Excerpted records.
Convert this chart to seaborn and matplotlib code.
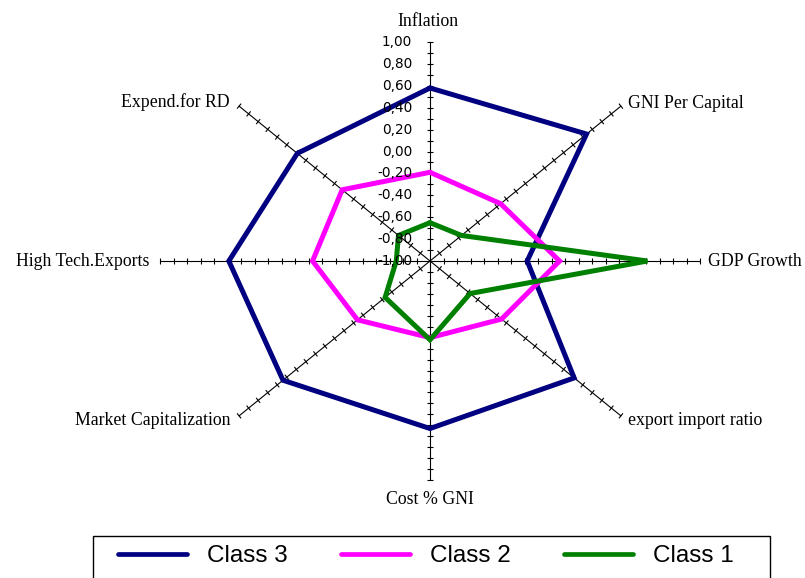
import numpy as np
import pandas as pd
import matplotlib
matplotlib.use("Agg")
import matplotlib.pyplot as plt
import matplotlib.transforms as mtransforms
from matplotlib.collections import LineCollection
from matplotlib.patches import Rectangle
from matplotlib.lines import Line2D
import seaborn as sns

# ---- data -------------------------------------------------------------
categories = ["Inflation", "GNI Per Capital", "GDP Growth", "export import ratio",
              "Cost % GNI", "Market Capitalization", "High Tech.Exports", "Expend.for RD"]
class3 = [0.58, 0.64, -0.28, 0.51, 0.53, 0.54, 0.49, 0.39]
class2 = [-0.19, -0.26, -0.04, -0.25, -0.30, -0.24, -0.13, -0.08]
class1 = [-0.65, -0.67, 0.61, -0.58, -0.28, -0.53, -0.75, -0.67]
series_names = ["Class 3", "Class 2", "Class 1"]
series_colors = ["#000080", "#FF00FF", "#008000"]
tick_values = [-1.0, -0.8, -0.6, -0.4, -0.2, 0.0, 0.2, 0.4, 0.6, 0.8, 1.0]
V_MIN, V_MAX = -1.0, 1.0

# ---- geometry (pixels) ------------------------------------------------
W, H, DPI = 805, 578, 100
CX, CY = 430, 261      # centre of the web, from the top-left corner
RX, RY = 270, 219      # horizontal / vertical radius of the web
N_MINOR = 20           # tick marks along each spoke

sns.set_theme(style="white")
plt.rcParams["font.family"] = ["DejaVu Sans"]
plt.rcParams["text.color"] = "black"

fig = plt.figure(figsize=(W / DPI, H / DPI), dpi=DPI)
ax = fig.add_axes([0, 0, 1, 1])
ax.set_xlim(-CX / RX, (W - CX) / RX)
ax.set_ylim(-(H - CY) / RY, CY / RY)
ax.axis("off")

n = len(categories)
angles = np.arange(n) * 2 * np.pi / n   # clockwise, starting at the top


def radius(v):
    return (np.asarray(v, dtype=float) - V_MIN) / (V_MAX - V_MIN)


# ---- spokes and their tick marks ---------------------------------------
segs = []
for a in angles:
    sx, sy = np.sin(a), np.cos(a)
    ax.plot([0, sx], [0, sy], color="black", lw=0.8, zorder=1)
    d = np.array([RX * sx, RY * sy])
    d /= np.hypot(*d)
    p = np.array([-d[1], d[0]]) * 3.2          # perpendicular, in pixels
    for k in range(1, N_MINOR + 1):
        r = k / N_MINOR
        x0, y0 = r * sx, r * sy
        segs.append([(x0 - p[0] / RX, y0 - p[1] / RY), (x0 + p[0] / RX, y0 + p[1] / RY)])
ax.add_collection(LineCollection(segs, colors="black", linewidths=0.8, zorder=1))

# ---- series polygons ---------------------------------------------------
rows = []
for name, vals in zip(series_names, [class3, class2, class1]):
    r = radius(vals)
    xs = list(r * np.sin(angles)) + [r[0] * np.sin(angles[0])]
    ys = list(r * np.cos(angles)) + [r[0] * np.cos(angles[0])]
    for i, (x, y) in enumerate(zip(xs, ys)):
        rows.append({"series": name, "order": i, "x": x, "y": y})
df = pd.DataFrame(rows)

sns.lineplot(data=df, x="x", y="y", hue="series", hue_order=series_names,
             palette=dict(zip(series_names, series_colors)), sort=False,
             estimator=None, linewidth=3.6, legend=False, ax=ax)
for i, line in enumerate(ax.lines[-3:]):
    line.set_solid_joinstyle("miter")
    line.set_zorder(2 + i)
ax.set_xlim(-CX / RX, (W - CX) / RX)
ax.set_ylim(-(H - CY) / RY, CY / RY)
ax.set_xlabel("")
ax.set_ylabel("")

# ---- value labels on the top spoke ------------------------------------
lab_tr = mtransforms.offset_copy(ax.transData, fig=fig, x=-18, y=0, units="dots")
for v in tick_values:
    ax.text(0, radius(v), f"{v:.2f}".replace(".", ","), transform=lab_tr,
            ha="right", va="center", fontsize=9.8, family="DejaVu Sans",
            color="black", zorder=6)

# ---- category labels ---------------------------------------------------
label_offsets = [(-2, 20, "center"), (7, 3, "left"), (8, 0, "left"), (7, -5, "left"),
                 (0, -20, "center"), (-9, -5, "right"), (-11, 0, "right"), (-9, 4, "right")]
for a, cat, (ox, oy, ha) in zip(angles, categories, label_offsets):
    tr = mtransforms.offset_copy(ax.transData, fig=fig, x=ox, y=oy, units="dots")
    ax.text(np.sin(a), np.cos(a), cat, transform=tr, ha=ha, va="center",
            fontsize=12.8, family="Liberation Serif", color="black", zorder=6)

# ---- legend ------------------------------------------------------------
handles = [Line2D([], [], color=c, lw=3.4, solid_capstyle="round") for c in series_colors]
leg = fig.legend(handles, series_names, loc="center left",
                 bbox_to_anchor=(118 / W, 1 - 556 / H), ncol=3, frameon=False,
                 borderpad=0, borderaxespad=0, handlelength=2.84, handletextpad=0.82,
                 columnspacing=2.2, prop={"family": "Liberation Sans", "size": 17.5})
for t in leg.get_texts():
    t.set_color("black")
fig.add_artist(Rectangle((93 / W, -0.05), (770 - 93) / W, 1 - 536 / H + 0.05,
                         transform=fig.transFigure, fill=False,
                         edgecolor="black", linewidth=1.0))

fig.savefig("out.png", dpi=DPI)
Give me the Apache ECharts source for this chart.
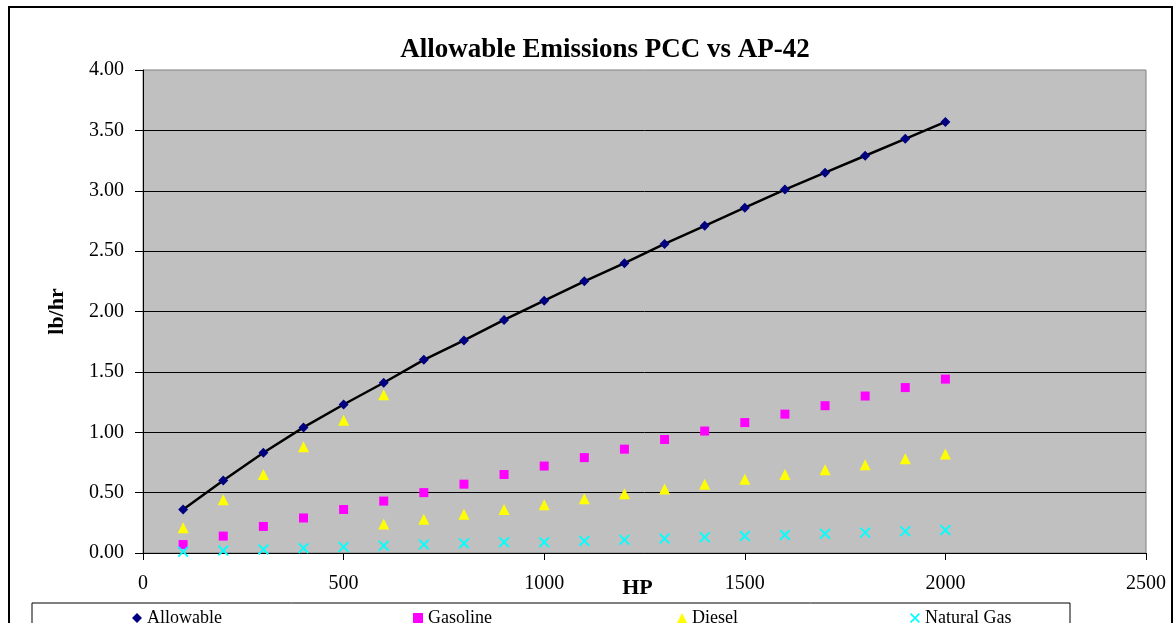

Written problem.
Your copy should match the records word for word, with the pictures removed.

Solution.
Convert this chart to seaborn and matplotlib code.
import numpy as np
import pandas as pd
import matplotlib
matplotlib.use("Agg")
import matplotlib.pyplot as plt
import matplotlib.transforms as mtransforms
from matplotlib.collections import LineCollection
from matplotlib.patches import Rectangle
from matplotlib.lines import Line2D
import seaborn as sns

# ---- data -------------------------------------------------------------
categories = ["Inflation", "GNI Per Capital", "GDP Growth", "export import ratio",
              "Cost % GNI", "Market Capitalization", "High Tech.Exports", "Expend.for RD"]
class3 = [0.58, 0.64, -0.28, 0.51, 0.53, 0.54, 0.49, 0.39]
class2 = [-0.19, -0.26, -0.04, -0.25, -0.30, -0.24, -0.13, -0.08]
class1 = [-0.65, -0.67, 0.61, -0.58, -0.28, -0.53, -0.75, -0.67]
series_names = ["Class 3", "Class 2", "Class 1"]
series_colors = ["#000080", "#FF00FF", "#008000"]
tick_values = [-1.0, -0.8, -0.6, -0.4, -0.2, 0.0, 0.2, 0.4, 0.6, 0.8, 1.0]
V_MIN, V_MAX = -1.0, 1.0

# ---- geometry (pixels) ------------------------------------------------
W, H, DPI = 805, 578, 100
CX, CY = 430, 261      # centre of the web, from the top-left corner
RX, RY = 270, 219      # horizontal / vertical radius of the web
N_MINOR = 20           # tick marks along each spoke

sns.set_theme(style="white")
plt.rcParams["font.family"] = ["DejaVu Sans"]
plt.rcParams["text.color"] = "black"

fig = plt.figure(figsize=(W / DPI, H / DPI), dpi=DPI)
ax = fig.add_axes([0, 0, 1, 1])
ax.set_xlim(-CX / RX, (W - CX) / RX)
ax.set_ylim(-(H - CY) / RY, CY / RY)
ax.axis("off")

n = len(categories)
angles = np.arange(n) * 2 * np.pi / n   # clockwise, starting at the top


def radius(v):
    return (np.asarray(v, dtype=float) - V_MIN) / (V_MAX - V_MIN)


# ---- spokes and their tick marks ---------------------------------------
segs = []
for a in angles:
    sx, sy = np.sin(a), np.cos(a)
    ax.plot([0, sx], [0, sy], color="black", lw=0.8, zorder=1)
    d = np.array([RX * sx, RY * sy])
    d /= np.hypot(*d)
    p = np.array([-d[1], d[0]]) * 3.2          # perpendicular, in pixels
    for k in range(1, N_MINOR + 1):
        r = k / N_MINOR
        x0, y0 = r * sx, r * sy
        segs.append([(x0 - p[0] / RX, y0 - p[1] / RY), (x0 + p[0] / RX, y0 + p[1] / RY)])
ax.add_collection(LineCollection(segs, colors="black", linewidths=0.8, zorder=1))

# ---- series polygons ---------------------------------------------------
rows = []
for name, vals in zip(series_names, [class3, class2, class1]):
    r = radius(vals)
    xs = list(r * np.sin(angles)) + [r[0] * np.sin(angles[0])]
    ys = list(r * np.cos(angles)) + [r[0] * np.cos(angles[0])]
    for i, (x, y) in enumerate(zip(xs, ys)):
        rows.append({"series": name, "order": i, "x": x, "y": y})
df = pd.DataFrame(rows)

sns.lineplot(data=df, x="x", y="y", hue="series", hue_order=series_names,
             palette=dict(zip(series_names, series_colors)), sort=False,
             estimator=None, linewidth=3.6, legend=False, ax=ax)
for i, line in enumerate(ax.lines[-3:]):
    line.set_solid_joinstyle("miter")
    line.set_zorder(2 + i)
ax.set_xlim(-CX / RX, (W - CX) / RX)
ax.set_ylim(-(H - CY) / RY, CY / RY)
ax.set_xlabel("")
ax.set_ylabel("")

# ---- value labels on the top spoke ------------------------------------
lab_tr = mtransforms.offset_copy(ax.transData, fig=fig, x=-18, y=0, units="dots")
for v in tick_values:
    ax.text(0, radius(v), f"{v:.2f}".replace(".", ","), transform=lab_tr,
            ha="right", va="center", fontsize=9.8, family="DejaVu Sans",
            color="black", zorder=6)

# ---- category labels ---------------------------------------------------
label_offsets = [(-2, 20, "center"), (7, 3, "left"), (8, 0, "left"), (7, -5, "left"),
                 (0, -20, "center"), (-9, -5, "right"), (-11, 0, "right"), (-9, 4, "right")]
for a, cat, (ox, oy, ha) in zip(angles, categories, label_offsets):
    tr = mtransforms.offset_copy(ax.transData, fig=fig, x=ox, y=oy, units="dots")
    ax.text(np.sin(a), np.cos(a), cat, transform=tr, ha=ha, va="center",
            fontsize=12.8, family="Liberation Serif", color="black", zorder=6)

# ---- legend ------------------------------------------------------------
handles = [Line2D([], [], color=c, lw=3.4, solid_capstyle="round") for c in series_colors]
leg = fig.legend(handles, series_names, loc="center left",
                 bbox_to_anchor=(118 / W, 1 - 556 / H), ncol=3, frameon=False,
                 borderpad=0, borderaxespad=0, handlelength=2.84, handletextpad=0.82,
                 columnspacing=2.2, prop={"family": "Liberation Sans", "size": 17.5})
for t in leg.get_texts():
    t.set_color("black")
fig.add_artist(Rectangle((93 / W, -0.05), (770 - 93) / W, 1 - 536 / H + 0.05,
                         transform=fig.transFigure, fill=False,
                         edgecolor="black", linewidth=1.0))

fig.savefig("out.png", dpi=DPI)
Give me the Apache ECharts source for this chart.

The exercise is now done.